---------- Exercise input
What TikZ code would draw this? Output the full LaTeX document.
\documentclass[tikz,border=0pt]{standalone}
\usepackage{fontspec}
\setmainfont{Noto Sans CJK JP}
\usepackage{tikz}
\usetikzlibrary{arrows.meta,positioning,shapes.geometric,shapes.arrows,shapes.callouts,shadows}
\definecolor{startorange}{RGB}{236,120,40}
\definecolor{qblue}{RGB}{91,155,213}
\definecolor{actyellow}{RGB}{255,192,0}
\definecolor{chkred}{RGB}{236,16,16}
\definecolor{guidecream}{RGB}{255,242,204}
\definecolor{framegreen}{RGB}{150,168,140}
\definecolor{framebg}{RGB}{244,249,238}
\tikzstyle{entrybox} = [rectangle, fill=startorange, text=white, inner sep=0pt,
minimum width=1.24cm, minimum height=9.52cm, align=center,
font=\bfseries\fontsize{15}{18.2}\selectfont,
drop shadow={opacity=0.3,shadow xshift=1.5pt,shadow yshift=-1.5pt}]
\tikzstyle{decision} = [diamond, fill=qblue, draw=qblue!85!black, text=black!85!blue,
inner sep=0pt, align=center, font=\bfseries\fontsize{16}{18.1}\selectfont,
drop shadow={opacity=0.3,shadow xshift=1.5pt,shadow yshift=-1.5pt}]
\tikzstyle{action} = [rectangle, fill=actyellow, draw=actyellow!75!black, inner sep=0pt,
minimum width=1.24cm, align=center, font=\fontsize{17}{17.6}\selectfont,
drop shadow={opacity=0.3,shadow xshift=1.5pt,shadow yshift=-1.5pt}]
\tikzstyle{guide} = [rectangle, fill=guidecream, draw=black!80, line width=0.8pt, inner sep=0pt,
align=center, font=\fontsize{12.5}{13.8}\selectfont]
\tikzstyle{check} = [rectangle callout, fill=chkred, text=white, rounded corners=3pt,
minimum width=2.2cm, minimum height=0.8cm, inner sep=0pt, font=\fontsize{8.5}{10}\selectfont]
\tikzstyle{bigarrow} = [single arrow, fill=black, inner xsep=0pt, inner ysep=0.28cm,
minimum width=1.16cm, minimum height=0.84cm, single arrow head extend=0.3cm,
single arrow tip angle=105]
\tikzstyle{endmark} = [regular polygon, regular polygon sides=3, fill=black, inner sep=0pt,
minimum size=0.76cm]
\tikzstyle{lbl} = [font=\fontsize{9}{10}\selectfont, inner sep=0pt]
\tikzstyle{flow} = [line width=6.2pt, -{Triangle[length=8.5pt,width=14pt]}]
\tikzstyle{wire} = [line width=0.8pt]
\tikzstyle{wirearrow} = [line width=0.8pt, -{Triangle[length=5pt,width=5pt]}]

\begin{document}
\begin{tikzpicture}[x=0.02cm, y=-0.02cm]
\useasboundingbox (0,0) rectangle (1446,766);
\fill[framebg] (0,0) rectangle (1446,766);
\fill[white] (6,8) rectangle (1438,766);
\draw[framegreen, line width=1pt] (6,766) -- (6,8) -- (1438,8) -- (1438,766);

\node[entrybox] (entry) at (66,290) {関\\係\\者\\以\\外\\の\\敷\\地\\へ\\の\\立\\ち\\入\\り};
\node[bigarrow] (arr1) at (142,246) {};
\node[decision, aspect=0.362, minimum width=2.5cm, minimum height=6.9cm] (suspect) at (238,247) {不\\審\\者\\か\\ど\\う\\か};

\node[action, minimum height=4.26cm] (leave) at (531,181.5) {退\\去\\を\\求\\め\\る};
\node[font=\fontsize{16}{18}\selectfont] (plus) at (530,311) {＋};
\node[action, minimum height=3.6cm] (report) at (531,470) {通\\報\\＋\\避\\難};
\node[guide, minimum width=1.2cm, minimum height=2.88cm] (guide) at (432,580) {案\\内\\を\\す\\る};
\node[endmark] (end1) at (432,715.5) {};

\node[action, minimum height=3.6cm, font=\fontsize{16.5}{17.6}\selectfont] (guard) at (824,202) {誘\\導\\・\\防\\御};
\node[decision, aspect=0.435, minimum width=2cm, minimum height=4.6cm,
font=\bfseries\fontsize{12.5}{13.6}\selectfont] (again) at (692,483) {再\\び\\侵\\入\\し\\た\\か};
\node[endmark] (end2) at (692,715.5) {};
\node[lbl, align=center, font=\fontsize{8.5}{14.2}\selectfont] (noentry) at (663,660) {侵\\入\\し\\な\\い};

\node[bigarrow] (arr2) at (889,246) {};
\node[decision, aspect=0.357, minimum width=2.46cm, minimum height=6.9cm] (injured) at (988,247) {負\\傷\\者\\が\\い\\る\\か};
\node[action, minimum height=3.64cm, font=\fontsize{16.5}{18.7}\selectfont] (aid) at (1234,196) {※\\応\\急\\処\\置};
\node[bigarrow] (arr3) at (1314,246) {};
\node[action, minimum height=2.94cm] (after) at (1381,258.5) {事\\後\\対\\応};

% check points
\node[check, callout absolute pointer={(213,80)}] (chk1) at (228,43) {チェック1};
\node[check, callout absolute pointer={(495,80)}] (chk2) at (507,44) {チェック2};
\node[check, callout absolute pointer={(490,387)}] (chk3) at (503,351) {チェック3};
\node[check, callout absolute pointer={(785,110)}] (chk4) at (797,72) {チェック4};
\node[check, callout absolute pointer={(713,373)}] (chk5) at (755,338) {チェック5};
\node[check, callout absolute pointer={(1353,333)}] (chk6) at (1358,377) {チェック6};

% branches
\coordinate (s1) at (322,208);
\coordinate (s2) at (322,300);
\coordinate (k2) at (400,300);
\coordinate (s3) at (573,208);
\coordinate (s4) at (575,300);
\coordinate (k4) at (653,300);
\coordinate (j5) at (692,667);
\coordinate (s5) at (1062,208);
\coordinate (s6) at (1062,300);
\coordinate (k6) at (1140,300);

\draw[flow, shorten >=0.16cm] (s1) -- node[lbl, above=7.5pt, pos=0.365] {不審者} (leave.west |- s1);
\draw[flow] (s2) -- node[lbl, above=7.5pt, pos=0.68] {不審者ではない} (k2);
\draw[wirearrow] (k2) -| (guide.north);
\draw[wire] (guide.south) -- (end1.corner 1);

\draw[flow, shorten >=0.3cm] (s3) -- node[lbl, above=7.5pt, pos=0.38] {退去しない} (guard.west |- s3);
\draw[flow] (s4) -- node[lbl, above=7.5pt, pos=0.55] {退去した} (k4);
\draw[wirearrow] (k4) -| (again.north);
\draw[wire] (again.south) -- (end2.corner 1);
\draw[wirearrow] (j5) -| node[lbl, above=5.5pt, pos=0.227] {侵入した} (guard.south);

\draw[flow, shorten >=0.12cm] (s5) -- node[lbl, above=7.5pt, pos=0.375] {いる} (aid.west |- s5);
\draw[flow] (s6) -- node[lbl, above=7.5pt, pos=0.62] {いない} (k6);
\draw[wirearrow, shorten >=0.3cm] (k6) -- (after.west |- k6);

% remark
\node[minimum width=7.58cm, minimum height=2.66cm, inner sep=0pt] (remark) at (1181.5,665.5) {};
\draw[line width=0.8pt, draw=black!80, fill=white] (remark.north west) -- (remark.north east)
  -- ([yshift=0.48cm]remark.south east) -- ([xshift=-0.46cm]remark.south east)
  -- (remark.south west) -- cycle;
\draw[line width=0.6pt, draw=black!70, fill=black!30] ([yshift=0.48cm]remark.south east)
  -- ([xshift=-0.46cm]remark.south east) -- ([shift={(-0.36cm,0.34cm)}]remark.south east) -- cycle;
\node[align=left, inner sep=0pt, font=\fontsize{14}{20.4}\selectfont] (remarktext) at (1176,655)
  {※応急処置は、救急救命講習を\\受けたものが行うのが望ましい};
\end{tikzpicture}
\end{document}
--------------------
---------- Exercise input
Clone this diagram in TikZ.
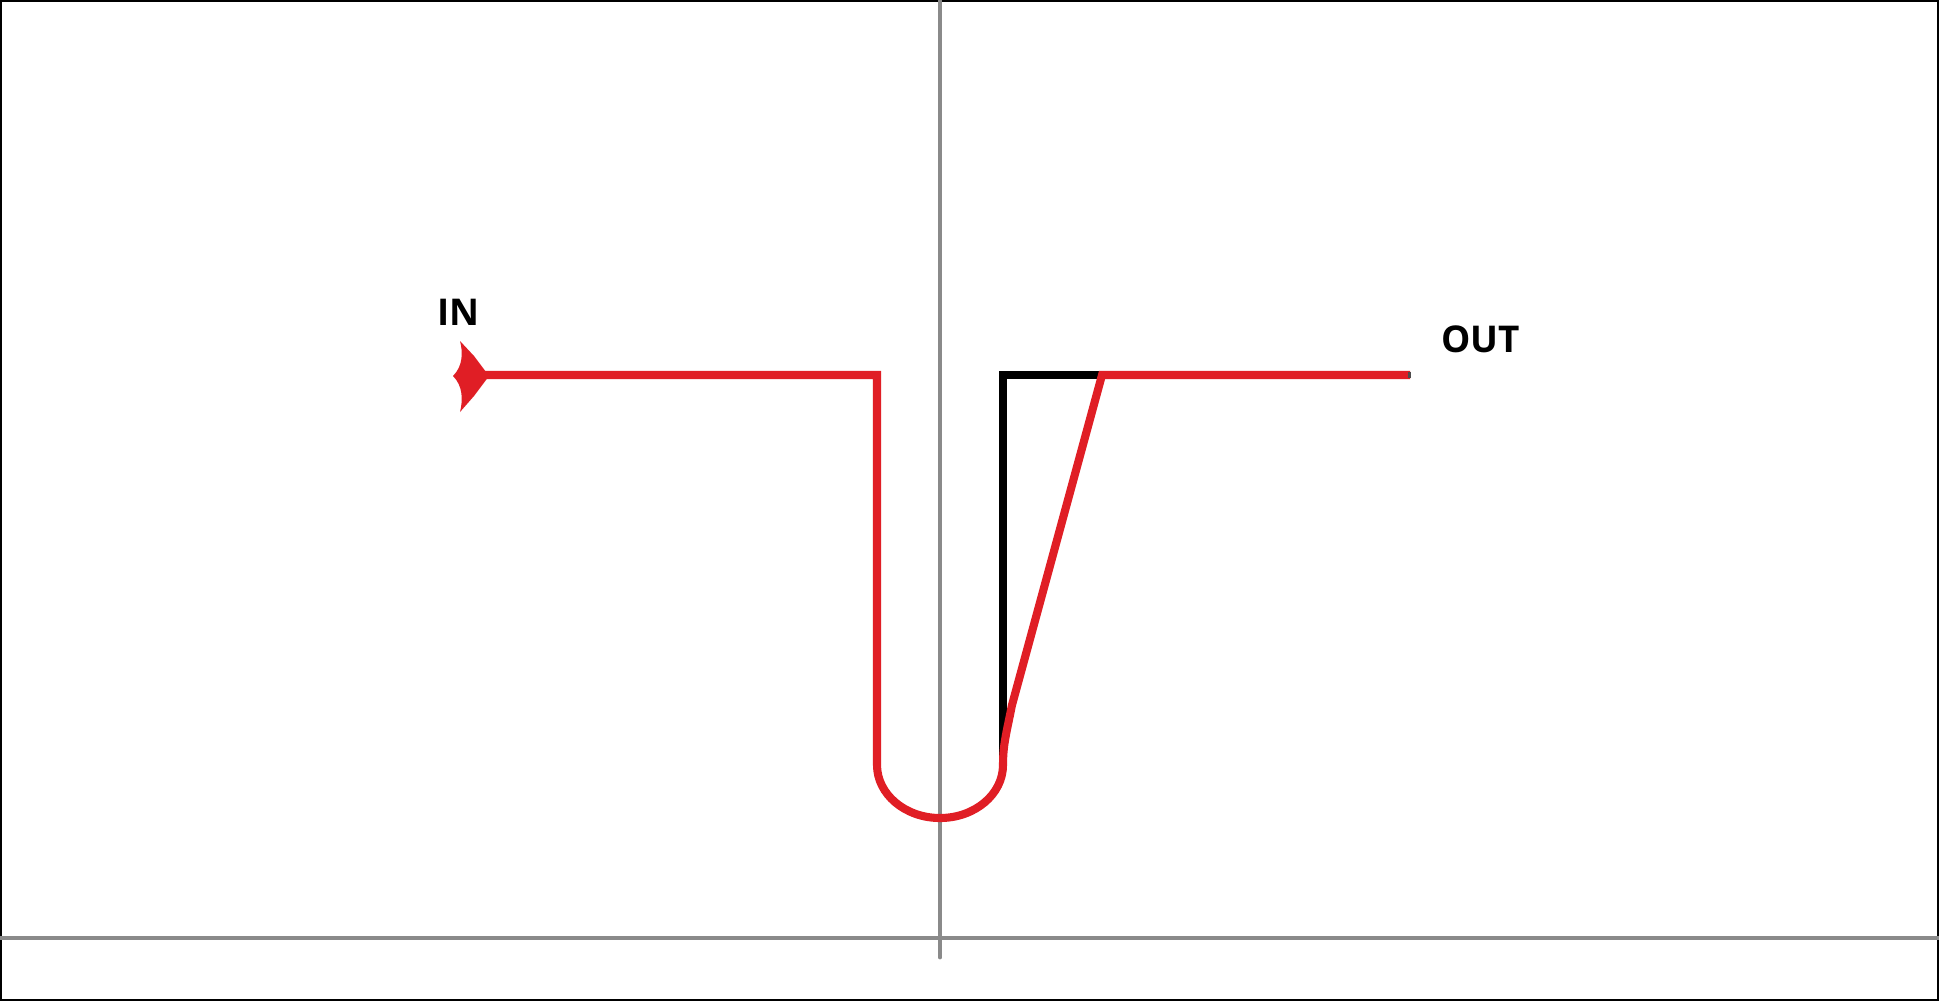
--------------------
---------- Exercise input
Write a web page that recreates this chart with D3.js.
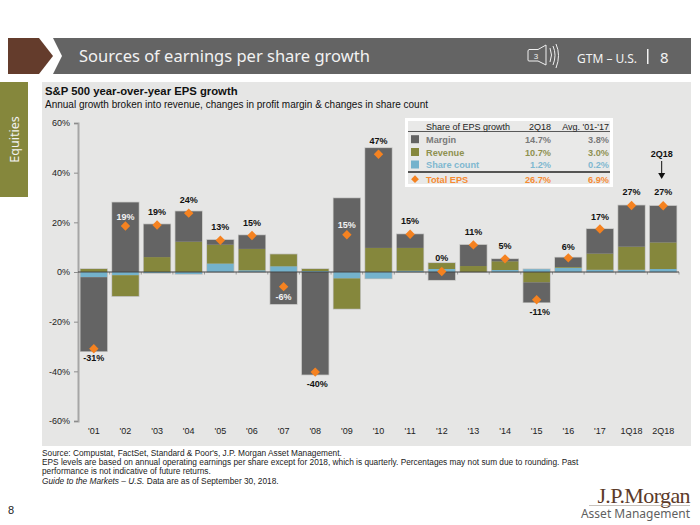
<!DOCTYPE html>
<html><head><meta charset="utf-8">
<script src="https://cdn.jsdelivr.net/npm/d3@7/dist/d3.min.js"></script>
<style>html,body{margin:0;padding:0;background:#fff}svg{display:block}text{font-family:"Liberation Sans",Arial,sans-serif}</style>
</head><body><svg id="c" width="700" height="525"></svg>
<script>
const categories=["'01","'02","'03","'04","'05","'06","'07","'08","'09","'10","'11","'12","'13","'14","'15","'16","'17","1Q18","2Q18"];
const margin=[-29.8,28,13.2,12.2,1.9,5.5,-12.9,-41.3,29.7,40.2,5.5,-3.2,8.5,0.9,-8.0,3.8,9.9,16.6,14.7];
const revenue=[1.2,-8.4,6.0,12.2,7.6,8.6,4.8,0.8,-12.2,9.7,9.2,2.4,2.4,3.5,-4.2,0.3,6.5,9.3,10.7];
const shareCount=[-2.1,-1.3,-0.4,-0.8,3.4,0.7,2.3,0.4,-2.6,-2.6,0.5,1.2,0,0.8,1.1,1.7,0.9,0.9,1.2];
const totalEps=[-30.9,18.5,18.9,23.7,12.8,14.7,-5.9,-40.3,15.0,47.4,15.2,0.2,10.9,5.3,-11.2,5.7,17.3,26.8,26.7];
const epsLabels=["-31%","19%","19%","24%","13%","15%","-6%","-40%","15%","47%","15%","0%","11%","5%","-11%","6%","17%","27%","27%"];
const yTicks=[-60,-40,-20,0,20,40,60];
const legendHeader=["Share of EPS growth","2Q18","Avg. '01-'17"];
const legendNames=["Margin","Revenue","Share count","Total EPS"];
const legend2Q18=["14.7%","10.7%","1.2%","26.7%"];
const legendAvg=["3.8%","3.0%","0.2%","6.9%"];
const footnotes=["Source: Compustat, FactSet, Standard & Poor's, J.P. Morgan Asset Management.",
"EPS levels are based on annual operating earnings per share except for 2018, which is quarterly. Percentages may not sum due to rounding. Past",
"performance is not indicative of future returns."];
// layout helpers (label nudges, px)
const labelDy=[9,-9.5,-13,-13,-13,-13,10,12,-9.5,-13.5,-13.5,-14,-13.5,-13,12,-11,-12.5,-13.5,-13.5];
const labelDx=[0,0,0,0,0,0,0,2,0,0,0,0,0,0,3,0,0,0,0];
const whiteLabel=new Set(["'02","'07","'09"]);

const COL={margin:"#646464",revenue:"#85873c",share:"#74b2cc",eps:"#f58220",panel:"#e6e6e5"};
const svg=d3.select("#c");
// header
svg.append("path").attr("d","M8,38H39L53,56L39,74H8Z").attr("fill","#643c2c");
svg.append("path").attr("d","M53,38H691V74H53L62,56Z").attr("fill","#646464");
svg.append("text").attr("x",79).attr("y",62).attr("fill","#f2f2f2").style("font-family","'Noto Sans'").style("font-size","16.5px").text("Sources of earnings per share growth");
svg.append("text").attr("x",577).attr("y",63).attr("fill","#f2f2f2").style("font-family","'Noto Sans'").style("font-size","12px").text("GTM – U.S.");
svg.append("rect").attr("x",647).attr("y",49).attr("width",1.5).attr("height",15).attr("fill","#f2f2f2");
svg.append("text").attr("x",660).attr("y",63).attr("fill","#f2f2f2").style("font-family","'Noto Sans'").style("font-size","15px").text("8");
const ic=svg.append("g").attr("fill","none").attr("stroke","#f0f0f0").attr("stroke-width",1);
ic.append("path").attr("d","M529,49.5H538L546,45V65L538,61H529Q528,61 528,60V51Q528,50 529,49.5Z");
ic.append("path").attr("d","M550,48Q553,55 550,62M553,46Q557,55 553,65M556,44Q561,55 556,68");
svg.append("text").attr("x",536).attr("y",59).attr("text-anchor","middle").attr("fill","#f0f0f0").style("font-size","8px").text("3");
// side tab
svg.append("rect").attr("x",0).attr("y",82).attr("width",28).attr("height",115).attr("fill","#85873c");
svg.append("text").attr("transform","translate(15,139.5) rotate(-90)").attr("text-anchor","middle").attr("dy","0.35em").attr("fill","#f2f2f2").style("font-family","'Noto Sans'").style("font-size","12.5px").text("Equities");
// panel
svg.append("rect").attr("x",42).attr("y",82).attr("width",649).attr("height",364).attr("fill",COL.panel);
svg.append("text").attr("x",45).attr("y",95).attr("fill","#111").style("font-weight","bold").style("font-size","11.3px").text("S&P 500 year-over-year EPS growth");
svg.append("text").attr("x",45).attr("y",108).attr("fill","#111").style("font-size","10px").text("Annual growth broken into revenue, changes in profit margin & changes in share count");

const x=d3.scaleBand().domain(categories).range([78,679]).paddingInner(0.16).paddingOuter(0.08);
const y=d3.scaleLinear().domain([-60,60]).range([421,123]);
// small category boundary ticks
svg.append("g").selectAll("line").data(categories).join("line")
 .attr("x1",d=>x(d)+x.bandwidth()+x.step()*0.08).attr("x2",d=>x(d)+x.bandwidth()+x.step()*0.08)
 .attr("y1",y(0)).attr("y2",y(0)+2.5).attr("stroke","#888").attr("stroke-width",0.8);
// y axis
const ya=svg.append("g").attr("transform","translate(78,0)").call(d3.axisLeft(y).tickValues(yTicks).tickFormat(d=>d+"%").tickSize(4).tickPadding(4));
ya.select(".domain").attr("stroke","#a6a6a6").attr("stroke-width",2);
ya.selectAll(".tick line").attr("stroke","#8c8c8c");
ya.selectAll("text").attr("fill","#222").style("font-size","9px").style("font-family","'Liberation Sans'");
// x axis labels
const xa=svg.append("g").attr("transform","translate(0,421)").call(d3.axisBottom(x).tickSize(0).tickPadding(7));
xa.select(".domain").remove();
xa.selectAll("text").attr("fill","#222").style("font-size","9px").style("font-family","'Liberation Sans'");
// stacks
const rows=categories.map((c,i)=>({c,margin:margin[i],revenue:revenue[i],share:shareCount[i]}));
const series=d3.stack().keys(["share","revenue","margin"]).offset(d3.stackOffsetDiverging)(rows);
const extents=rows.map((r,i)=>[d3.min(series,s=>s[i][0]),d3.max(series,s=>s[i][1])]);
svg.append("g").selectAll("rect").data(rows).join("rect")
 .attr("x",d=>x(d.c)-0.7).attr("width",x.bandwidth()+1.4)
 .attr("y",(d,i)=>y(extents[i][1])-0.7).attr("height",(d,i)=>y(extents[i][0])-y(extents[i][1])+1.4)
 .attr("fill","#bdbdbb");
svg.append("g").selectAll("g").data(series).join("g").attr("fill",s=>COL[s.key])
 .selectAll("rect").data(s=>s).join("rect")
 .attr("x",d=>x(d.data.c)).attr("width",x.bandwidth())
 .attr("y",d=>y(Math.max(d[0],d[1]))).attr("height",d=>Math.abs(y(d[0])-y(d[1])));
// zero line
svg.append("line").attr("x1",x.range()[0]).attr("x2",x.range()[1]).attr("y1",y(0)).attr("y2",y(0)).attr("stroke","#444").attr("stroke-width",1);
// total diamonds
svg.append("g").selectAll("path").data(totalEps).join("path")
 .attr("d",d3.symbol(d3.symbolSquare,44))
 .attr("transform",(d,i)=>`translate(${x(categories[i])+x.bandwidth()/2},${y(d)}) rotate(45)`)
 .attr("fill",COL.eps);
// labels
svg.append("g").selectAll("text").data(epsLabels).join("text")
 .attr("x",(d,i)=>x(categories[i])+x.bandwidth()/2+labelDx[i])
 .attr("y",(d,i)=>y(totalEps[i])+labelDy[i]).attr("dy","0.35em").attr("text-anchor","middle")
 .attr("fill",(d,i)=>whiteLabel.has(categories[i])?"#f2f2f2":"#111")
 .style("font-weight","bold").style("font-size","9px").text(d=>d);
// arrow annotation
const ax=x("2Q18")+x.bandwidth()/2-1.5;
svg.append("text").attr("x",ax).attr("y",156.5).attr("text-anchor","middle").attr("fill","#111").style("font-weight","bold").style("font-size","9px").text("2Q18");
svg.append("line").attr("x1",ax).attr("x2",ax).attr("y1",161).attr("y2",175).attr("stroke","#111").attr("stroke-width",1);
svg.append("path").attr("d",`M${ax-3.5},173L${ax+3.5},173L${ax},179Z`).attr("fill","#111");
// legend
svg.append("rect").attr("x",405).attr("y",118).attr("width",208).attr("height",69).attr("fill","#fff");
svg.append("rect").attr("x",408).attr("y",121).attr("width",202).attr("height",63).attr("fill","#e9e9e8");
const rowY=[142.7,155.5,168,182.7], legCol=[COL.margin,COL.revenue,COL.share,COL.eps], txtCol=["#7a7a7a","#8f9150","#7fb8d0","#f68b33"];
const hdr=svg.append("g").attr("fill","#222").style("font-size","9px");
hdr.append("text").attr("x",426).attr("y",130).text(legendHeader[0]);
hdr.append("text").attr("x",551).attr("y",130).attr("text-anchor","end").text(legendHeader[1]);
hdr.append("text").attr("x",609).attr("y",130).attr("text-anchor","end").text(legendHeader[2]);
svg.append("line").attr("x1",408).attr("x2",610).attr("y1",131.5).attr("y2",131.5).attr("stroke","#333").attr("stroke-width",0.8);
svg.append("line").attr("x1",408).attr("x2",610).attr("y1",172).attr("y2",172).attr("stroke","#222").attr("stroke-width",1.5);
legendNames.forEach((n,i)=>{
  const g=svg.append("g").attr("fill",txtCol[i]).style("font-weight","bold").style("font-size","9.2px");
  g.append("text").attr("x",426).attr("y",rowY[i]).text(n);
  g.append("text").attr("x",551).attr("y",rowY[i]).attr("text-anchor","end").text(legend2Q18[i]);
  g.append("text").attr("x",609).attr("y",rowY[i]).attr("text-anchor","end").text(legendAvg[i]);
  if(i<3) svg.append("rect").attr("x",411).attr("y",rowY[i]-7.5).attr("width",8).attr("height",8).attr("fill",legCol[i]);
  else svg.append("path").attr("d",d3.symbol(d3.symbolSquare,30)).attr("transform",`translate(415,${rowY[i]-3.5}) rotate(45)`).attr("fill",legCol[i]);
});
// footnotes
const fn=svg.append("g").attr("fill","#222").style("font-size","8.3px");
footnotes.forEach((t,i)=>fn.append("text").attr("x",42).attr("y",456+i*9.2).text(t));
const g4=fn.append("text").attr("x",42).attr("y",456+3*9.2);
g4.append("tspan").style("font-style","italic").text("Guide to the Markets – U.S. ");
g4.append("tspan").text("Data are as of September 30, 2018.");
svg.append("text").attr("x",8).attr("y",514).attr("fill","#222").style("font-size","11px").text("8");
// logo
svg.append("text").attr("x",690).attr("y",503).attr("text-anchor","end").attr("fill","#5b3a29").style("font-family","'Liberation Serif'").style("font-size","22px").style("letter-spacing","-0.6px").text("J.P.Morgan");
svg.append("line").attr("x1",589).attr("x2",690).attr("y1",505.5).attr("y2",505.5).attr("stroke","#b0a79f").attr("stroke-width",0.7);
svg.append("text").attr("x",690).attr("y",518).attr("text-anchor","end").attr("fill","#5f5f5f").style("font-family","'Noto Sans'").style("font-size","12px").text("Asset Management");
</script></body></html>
--------------------
(Direction)
Using the listing above, return all lines where the word "this" occurs.

(Finished exercise)
What TikZ code would draw this? Output the full LaTeX document.
Clone this diagram in TikZ.
Write a web page that recreates this chart with D3.js.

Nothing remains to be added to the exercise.